I looked at the code and here is what I found -
The operator is using the volume configuration provided in the yaml to create a volume called vitess-backups.

func fileBackupVolumes(volume *corev1.VolumeSource) []corev1.Volume {
	return []corev1.Volume{
		{
			Name:         fileBackupStorageVolumeName,
			VolumeSource: *volume,
		},
	}
}

Next, Vitess mounts this said volume on a fixed hardcoded path in the vtbackup and vtctld pod. The path that is used is /vt/backups.

func fileBackupVolumeMounts(subPath string) []corev1.VolumeMount {
	return []corev1.VolumeMount{
		{
			Name:      fileBackupStorageVolumeName,
			MountPath: fileBackupStorageMountPath,
			SubPath:   subPath,
		},
	}
}

Since the volume has been mounted on the path /vt/backups, this is what is used in the flags for vtctld and vtbackup -

func fileBackupFlags(clusterName string) vitess.Flags {
	return vitess.Flags{
		"backup_storage_implementation": fileBackupStorageImplementationName,
		"file_backup_storage_root":      rootKeyPrefix(fileBackupStorageMountPath, clusterName),
	}
}

So while taking a backup, vtbackup will try to create a directory with the cluster name, in your case example, and then take a backup there.

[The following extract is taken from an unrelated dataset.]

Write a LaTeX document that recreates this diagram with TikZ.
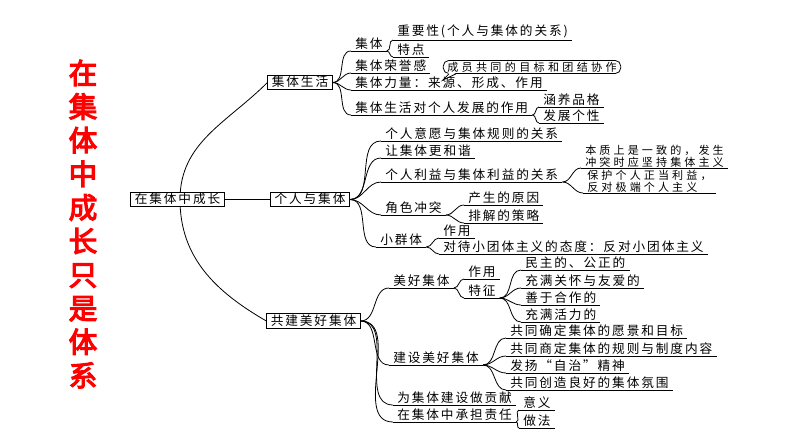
\documentclass[tikz,border=0pt]{standalone}
\usepackage{fontspec}
\setmainfont{Noto Sans CJK SC}[LetterSpace=15]
\newfontfamily\titlefont{Noto Sans CJK SC}[AutoFakeBold=4]
\newfontfamily\notefont{Noto Sans CJK SC}[LetterSpace=30]
\newfontfamily\pairfont{Noto Sans CJK SC}[LetterSpace=28]
\usetikzlibrary{calc}
\tikzset{% styles for the mind map
  box/.style={draw, fill=white, line width=0.6pt, inner xsep=3pt, inner ysep=1pt,
    text height=7.5pt, text depth=1.5pt, font=\fontsize{9.5}{11}\selectfont},
  item/.style={anchor=south west, inner xsep=3pt, inner ysep=1pt,
    font=\fontsize{9.5}{11}\selectfont},
  twoline/.style={item, inner ysep=0.2pt, align=left, font=\pairfont\fontsize{8.3}{7.7}\selectfont},
  link/.style={line width=0.6pt}
}

\begin{document}
\begin{tikzpicture}[x=0.75pt, y=-0.75pt]
\useasboundingbox (0,0) rectangle (794,447);

% title
\node [text=red, align=center, font=\titlefont\bfseries\fontsize{21.5}{25.2}\selectfont] (title) at (83,224)
  {在\\集\\体\\中\\成\\长\\只\\是\\体\\系};

% main branches
\node [box] (jtsh) at (300,82.5) {集体生活};
\node [box] (grjt) at (310,199.5) {个人与集体};
\node [box] (gjjt) at (313.5,321) {共建美好集体};
\coordinate (hub) at (180,199.5);
\draw [link] (jtsh.west) to[out=225,in=90] (hub) to[out=-90,in=150] (gjjt.west);
\node [box] (root) at (177.5,199.5) {在集体中成长};
\draw [link] (root.east) -- (grjt.west);

% first branch
\node [item] (jt) at (351,51) {集体};
\node [item] (zyx) at (393,40) {重要性(个人与集体的关系)};
\node [item] (td) at (393,57) {特点};
\node [item] (ryg) at (351,73) {集体荣誉感};
\node [item] (ll) at (351,90) {集体力量：来源、形成、作用};
\node [item] (zy) at (351,115) {集体生活对个人发展的作用};
\node [item] (hy) at (539,107) {涵养品格};
\node [item] (fz) at (539,123) {发展个性};
\node [draw, fill=white, rounded corners=4pt, line width=0.6pt, inner xsep=3pt, inner ysep=1pt,
  font=\notefont\fontsize{8.3}{9}\selectfont] (cb) at (532,67) {成员共同的目标和团结协作};
\coordinate (tip) at (443,80);
\fill [white] ($(cb.south west)+(6,-1)$) -- (tip) -- ($(cb.south west)+(13,-1)$) -- cycle;
\draw [link] ($(cb.south west)+(6,0)$) -- (tip) -- ($(cb.south west)+(13,0)$);

% second branch
\node [item] (yy) at (381,141) {个人意愿与集体规则的关系};
\node [item] (hx) at (381,158) {让集体更和谐};
\node [item] (ly) at (381,182) {个人利益与集体利益的关系};
\node [twoline] (yz) at (581,168) {本质上是一致的，发生\\冲突时应坚持集体主义};
\node [twoline] (bh) at (583,193) {保护个人正当利益，\\反对极端个人主义};
\node [item] (jsct) at (381,215) {角色冲突};
\node [item] (yuany) at (464,205) {产生的原因};
\node [item] (cel) at (464,223) {排解的策略};
\node [item] (xqt) at (376,247) {小群体};
\node [item] (zyb) at (439,238) {作用};
\node [item] (tdb) at (439,254) {对待小团体主义的态度：反对小团体主义};

% third branch
\node [item] (mhjt) at (389,288) {美好集体};
\node [item] (zyc) at (464,279) {作用};
\node [item] (tz) at (464,298) {特征};
\node [item] (mz) at (521,270) {民主的、公正的};
\node [item] (ga) at (521,288) {充满关怀与友爱的};
\node [item] (hz) at (521,305) {善于合作的};
\node [item] (hl) at (521,322) {充满活力的};
\node [item] (jsmh) at (389,365) {建设美好集体};
\node [item] (yj) at (506,338) {共同确定集体的愿景和目标};
\node [item] (gz) at (506,356) {共同商定集体的规则与制度内容};
\node [item] (zz) at (506,373) {发扬“自治”精神};
\node [item] (fw) at (506,390) {共同创造良好的集体氛围};
\node [item] (gx) at (393,405) {为集体建设做贡献};
\node [item] (zr) at (393,422) {在集体中承担责任};
\node [item] (yi) at (519,410) {意义};
\node [item] (zf) at (519,428) {做法};

% underlines
\foreach \n in {jt,zyx,td,ryg,ll,zy,hy,fz,yy,hx,ly,yz,bh,jsct,yuany,cel,xqt,zyb,tdb,
  mhjt,zyc,tz,mz,ga,hz,hl,jsmh,yj,gz,zz,fw,gx,zr,yi,zf}
  \draw [link] (\n.south west) -- (\n.south east);

% connectors
\foreach \p/\c in {jtsh.east/jt, jtsh.east/ryg, jtsh.east/ll, jtsh.east/zy,
  jt.south east/zyx, jt.south east/td, zy.south east/hy, zy.south east/fz,
  grjt.east/yy, grjt.east/hx, grjt.east/ly, grjt.east/jsct, grjt.east/xqt,
  ly.south east/yz, ly.south east/bh, jsct.south east/yuany, jsct.south east/cel,
  xqt.south east/zyb, xqt.south east/tdb,
  gjjt.east/mhjt, gjjt.east/jsmh, gjjt.east/gx, gjjt.east/zr,
  mhjt.south east/zyc, mhjt.south east/tz,
  tz.south east/mz, tz.south east/ga, tz.south east/hz, tz.south east/hl,
  jsmh.south east/yj, jsmh.south east/gz, jsmh.south east/zz, jsmh.south east/fw,
  zr.south east/yi, zr.south east/zf}
  \draw [link] (\p) to[out=0,in=180] (\c.south west);

\end{tikzpicture}
\end{document}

☝️ explains why you are seeing /vt/backups in the error messages, because the vtctld and vtbackup binaries have the volume mounted at this directory.

Unfortunately, I don't know why the volume mount is unaccessible rpc error: code = Unknown desc = TabletManager.Backup on zone1-2469782763 error: StartBackup failed: mkdir /vt/backups/example: permission denied: StartBackup failed: mkdir /vt/backups/example: permission denied.
One possible reason could be that maybe the volume /mnt/minio-store/vitess-backups doesn't allow all users to create a directory inside it 🤷‍♂️ Maybe only the root user is permitted to create a directory. Could you try changing the permissions on this or try using a different directory that doesn't have this problem? Even in the e2e test that Vitess runs to verify that backups are working properly, we have to run mkdir -p -m 777 ./vtdataroot/backup to change the permissions on the backup directory we mount to allow all users to create directories inside it.